Event Details
- What: Play: "A Bad Year for Tomatoes"
- Where: Marco Island Historical Museum
- Cost: $18
- Age limit: All ages
MARCO ISLAND — A bad year for tomatoes can make for a good night at the theater.
Marco’s new Island Players Community Theater debuted with “A Bad Year for Tomatoes,” their maiden production, Friday evening in the Rose History Auditorium at the Marco Island Historical Museum. With well-cast actors and outrageous plot turns, the broad farce kept the audience engaged and laughing to the last blackout.
The blackouts were necessary; there are no curtains at the Rose hall, set up as a venue for lectures. But the cast and crew made good use of the space, and their stagecraft, equipment and attention to detail served notice they are a “farce” to be reckoned with in the local theater scene.

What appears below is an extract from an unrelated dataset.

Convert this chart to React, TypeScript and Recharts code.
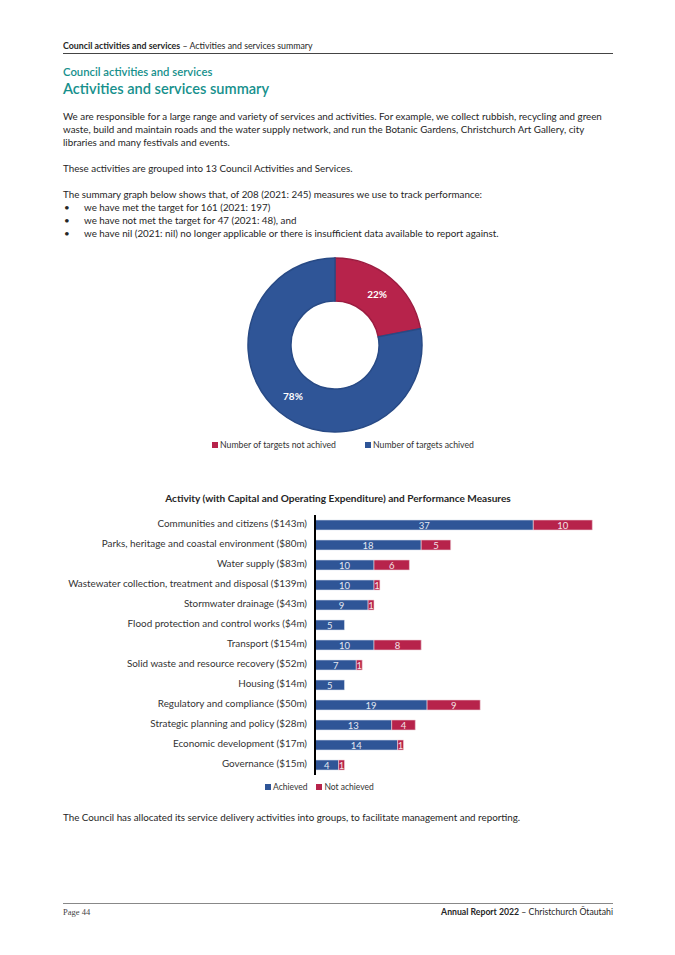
import React from "react";
import { BarChart, Bar, XAxis, YAxis, LabelList, PieChart, Pie, Cell } from "recharts";

const FONT = "Lato, 'Noto Sans', sans-serif";
const BLUE = "#2f5597";
const RED = "#b7234b";
const TEAL = "#16908c";
const INK = "#262626";

// donut
const pieNames = ["Number of targets not achived", "Number of targets achived"];
const pieShares = [22, 78];
const pieColors = [RED, BLUE];
const pieEdges = ["#9c1c40", "#284a85"];

// bars
const activities = [
  "Communities and citizens ($143m)",
  "Parks, heritage and coastal environment ($80m)",
  "Water supply ($83m)",
  "Wastewater collection, treatment and disposal ($139m)",
  "Stormwater drainage ($43m)",
  "Flood protection and control works ($4m)",
  "Transport ($154m)",
  "Solid waste and resource recovery ($52m)",
  "Housing ($14m)",
  "Regulatory and compliance ($50m)",
  "Strategic planning and policy ($28m)",
  "Economic development ($17m)",
  "Governance ($15m)",
];
const achieved = [37, 18, 10, 10, 9, 5, 10, 7, 5, 19, 13, 14, 4];
const notAchieved = [10, 5, 6, 1, 1, 0, 8, 1, 0, 9, 4, 1, 1];
const seriesNames = ["Achieved", "Not achieved"];

const pieData = pieNames.map((name, i) => ({ name, value: pieShares[i] }));
const barData = activities.map((name, i) => ({
  name,
  achieved: achieved[i],
  notAchieved: notAchieved[i],
}));

function Txt({
  top,
  left,
  size,
  color = INK,
  weight = 400,
  children,
  style,
}: {
  top: number;
  left: number;
  size: number;
  color?: string;
  weight?: number;
  children: React.ReactNode;
  style?: React.CSSProperties;
}) {
  return (
    <div
      style={{
        position: "absolute",
        top: top - size * 0.6,
        left,
        fontSize: size,
        lineHeight: `${size * 1.2}px`,
        color,
        fontWeight: weight,
        whiteSpace: "nowrap",
        ...style,
      }}
    >
      {children}
    </div>
  );
}

const RAD = Math.PI / 180;
const pieLabel = (p: any) => {
  const r = 66;
  const x = p.cx + r * Math.cos(-p.midAngle * RAD);
  const y = p.cy + r * Math.sin(-p.midAngle * RAD);
  return (
    <text x={x} y={y} fill="#fff" fontSize={10} fontWeight={700} fontFamily={FONT} textAnchor="middle" dominantBaseline="central">
      {`${p.value}%`}
    </text>
  );
};

const CatTick = (p: any) => (
  <text x={p.x} y={p.y - 2.5} textAnchor="end" dominantBaseline="central" fontSize={9.9} fill="#333" fontFamily={FONT}>
    {p.payload.value}
  </text>
);

const segLabel = (color: string) => (p: any) => {
  if (!p.value) return null;
  return (
    <text
      x={p.x + p.width / 2}
      y={p.y + p.height / 2}
      fill={color}
      fontSize={9.5}
      fontFamily={FONT}
      textAnchor="middle"
      dominantBaseline="central"
    >
      {p.value}
    </text>
  );
};

const Key = ({ color, label, gap }: { color: string; label: string; gap: number }) => (
  <span style={{ display: "inline-flex", alignItems: "center", marginRight: gap }}>
    <span style={{ width: 6, height: 6, background: color, display: "inline-block", marginRight: 2 }} />
    {label}
  </span>
);

export default function App() {
  return (
    <div
      style={{
        position: "absolute",
        left: 0,
        top: 0,
        width: 675,
        height: 955,
        background: "#fff",
        fontFamily: FONT,
        overflow: "hidden",
      }}
    >
      {/* running header */}
      <Txt top={46} left={63} size={8.8}>
        <b>Council activities and services</b> – Activities and services summary
      </Txt>
      <div style={{ position: "absolute", left: 63, top: 53, width: 550, height: 1, background: "#444" }} />

      <Txt top={72} left={63} size={11.3}>
        <span style={{ color: TEAL, fontWeight: 600 }}>Council activities and services</span>
      </Txt>
      <Txt top={89} left={63} size={14.6}>
        <span style={{ color: TEAL, fontWeight: 600 }}>Activities and services summary</span>
      </Txt>

      <Txt top={117} left={63} size={9.8}>
        We are responsible for a large range and variety of services and activities. For example, we collect rubbish, recycling and green
      </Txt>
      <Txt top={130} left={63} size={9.8}>
        waste, build and maintain roads and the water supply network, and run the Botanic Gardens, Christchurch Art Gallery, city
      </Txt>
      <Txt top={143} left={63} size={9.8}>
        libraries and many festivals and events.
      </Txt>
      <Txt top={169} left={63} size={9.8}>
        These activities are grouped into 13 Council Activities and Services.
      </Txt>
      <Txt top={195} left={63} size={9.8}>
        The summary graph below shows that, of 208 (2021: 245) measures we use to track performance:
      </Txt>
      {[
        "we have met the target for 161 (2021: 197)",
        "we have not met the target for 47 (2021: 48), and",
        "we have nil (2021: nil) no longer applicable or there is insufficient data available to report against.",
      ].map((t, i) => (
        <React.Fragment key={i}>
          <Txt top={208 + i * 13} left={64} size={9.8}>
            •
          </Txt>
          <Txt top={208 + i * 13} left={84} size={9.8}>
            {t}
          </Txt>
        </React.Fragment>
      ))}

      {/* donut */}
      <div style={{ position: "absolute", left: 185, top: 250 }}>
        <PieChart width={300} height={190} margin={{ top: 0, right: 0, bottom: 0, left: 0 }}>
          <Pie
            data={pieData}
            dataKey="value"
            nameKey="name"
            cx={150}
            cy={95}
            innerRadius={44}
            outerRadius={87}
            startAngle={90}
            endAngle={-270}
            label={pieLabel}
            labelLine={false}
            isAnimationActive={false}
          >
            {pieData.map((d, i) => (
              <Cell key={d.name} fill={pieColors[i]} stroke={pieEdges[i]} strokeWidth={1.5} />
            ))}
          </Pie>
        </PieChart>
      </div>
      <div
        style={{
          position: "absolute",
          left: 212,
          top: 439,
          display: "flex",
          fontSize: 8.7,
          lineHeight: "12px",
          color: "#333",
          whiteSpace: "nowrap",
        }}
      >
        {pieNames.map((n, i) => (
          <Key key={n} color={pieColors[i]} label={n} gap={29} />
        ))}
      </div>

      {/* bar chart */}
      <Txt top={498} left={0} size={10.1} weight={700} style={{ width: 676, textAlign: "center" }}>
        Activity (with Capital and Operating Expenditure) and Performance Measures
      </Txt>
      <div style={{ position: "absolute", left: 0, top: 505 }}>
        <BarChart
          width={675}
          height={280}
          data={barData}
          layout="vertical"
          barSize={10}
          margin={{ top: 10, right: 65, bottom: 10, left: 0 }}
        >
          <XAxis type="number" domain={[0, 50]} hide />
          <YAxis
            type="category"
            dataKey="name"
            width={315}
            tick={CatTick}
            tickLine={false}
            axisLine={{ stroke: "#000", strokeWidth: 2 }}
            interval={0}
          />
          <Bar dataKey="achieved" name={seriesNames[0]} stackId="a" fill={BLUE} stroke="#d9e0ec" strokeWidth={0.6} isAnimationActive={false}>
            <LabelList dataKey="achieved" content={segLabel("#e4e9f2")} />
          </Bar>
          <Bar dataKey="notAchieved" name={seriesNames[1]} stackId="a" fill={RED} stroke="#eed3da" strokeWidth={0.6} isAnimationActive={false}>
            <LabelList dataKey="notAchieved" content={segLabel("#f3e3e8")} />
          </Bar>
        </BarChart>
      </div>
      <div
        style={{
          position: "absolute",
          left: 265,
          top: 781,
          display: "flex",
          fontSize: 8.5,
          lineHeight: "12px",
          color: "#333",
          whiteSpace: "nowrap",
        }}
      >
        <Key color={BLUE} label={seriesNames[0]} gap={9} />
        <Key color={RED} label={seriesNames[1]} gap={0} />
      </div>

      <Txt top={818} left={63} size={9.8}>
        The Council has allocated its service delivery activities into groups, to facilitate management and reporting.
      </Txt>

      {/* footer */}
      <div style={{ position: "absolute", left: 63, top: 903, width: 550, height: 1, background: "#888" }} />
      <Txt top={912} left={63} size={8.5} style={{ fontFamily: "'Liberation Serif', serif", color: "#444" }}>
        Page 44
      </Txt>
      <Txt top={912} left={313} size={8.7} style={{ width: 300, textAlign: "right" }}>
        <b>Annual Report 2022</b> – Christchurch Ōtautahi
      </Txt>
    </div>
  );
}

Before the first act, co-director and co-founder of the group Pat Berry made an announcement. Veteran daytime drama star, Soapfest stalwart and Island Players advisory board member Walt Willey had been working with the cast, functioning as a “script doctor” and helping bring the production to its final form. Willey, though, downplayed his role.

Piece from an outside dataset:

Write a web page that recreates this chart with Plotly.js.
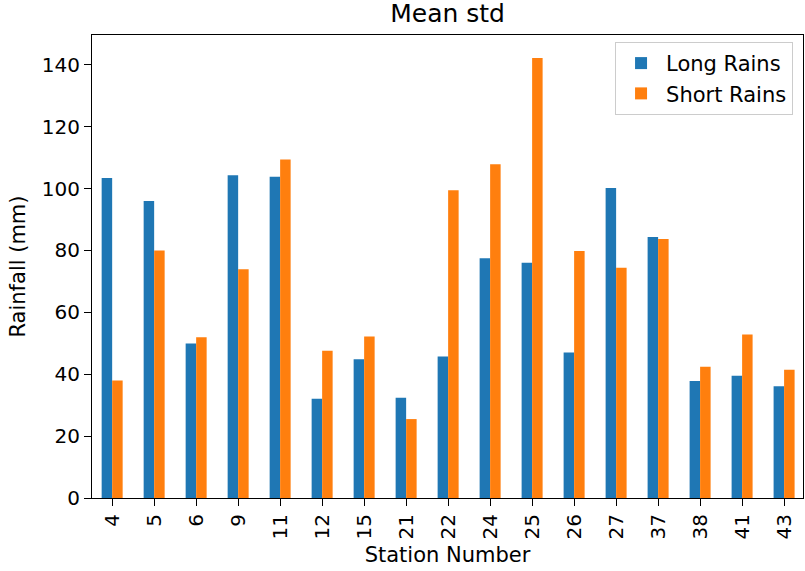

“They were ready,” he said after the show. “All this group needed was an audience. Imagine doing this for three months in the dark.”
The setup is a classic “fish out of water” story. A Hollywood star decides to chuck her career, and hide away in a tranquil rural town where, she believes, she will find the peace and quiet to let her write her memoirs. But the little burg of Beaver Haven is anything but tranquil, and its wacky denizens can’t seem to stop invading the would-be recluse’s living room.
Myra Marlowe, the runaway actress, is played by Mai Puccio, who is onstage for nearly every moment of the show – but then, it is her living room. She finds her writer’s block comes in the form of a stream of over-the-top neighbors, including a reputed witch, a drunken teetotaler, and a manure-selling woodchopper. Driven to distraction, and unable to conceive of the notion of installing a deadbolt on her front door, she hits on a wacky scheme of her own in an attempt to guard her privacy, which – spoiler alert – backfires completely.
Much of the action finds Puccio reacting with scenery-chewing horror to the latest bizarre revelation or scheme, from juicy gossip about a neighborhood lad and his turkey, to the faith-healing of Brother Leviticus – “CURING the Addlepated since 1949!!!” The characters are broadly drawn, not nuanced; the company is playing it for laughs, and they got plenty throughout both acts on Friday night.
Joe Kelly as Piney the woodchopper, played as a “Country Bears Jamboree”-style bumpkin, is a standout in the cast, and Betsy Perdichizzi as witchy Willa Mae Wilcox has some great moments with Puccio. Norma Griffin, as Clara Thrupp of the Hospitality Ladies committee, brought the house down with the “walker shuffle,” shakin’ it to the tune of a tinkly piano during scene changes.
The cast had a wide range of acting experience, from numerous leads in community theater and university productions – Puccio – down to Scott Lilly, playing her agent, for whom Friday’s opening night marked his debut as an actor.
The other founders of the Island Players shared directing credits with Berry, and each will take the lead on additional productions during the coming season. Patty Ziesig will helm “The Best Christmas Pageant Ever,” and Jean Rowles will take up the baton for “The Saga of Roaring Gulch,” a musical.
All of the group’s founders emphasized how well they work together. “The only drama here is on the stage,” said Ziesig.
“A Bad Year for Tomatoes” will continue through October 15, with evening performances Fridays and Saturdays, and Sunday matinees. The group’s website is TheaterOnMarco.com.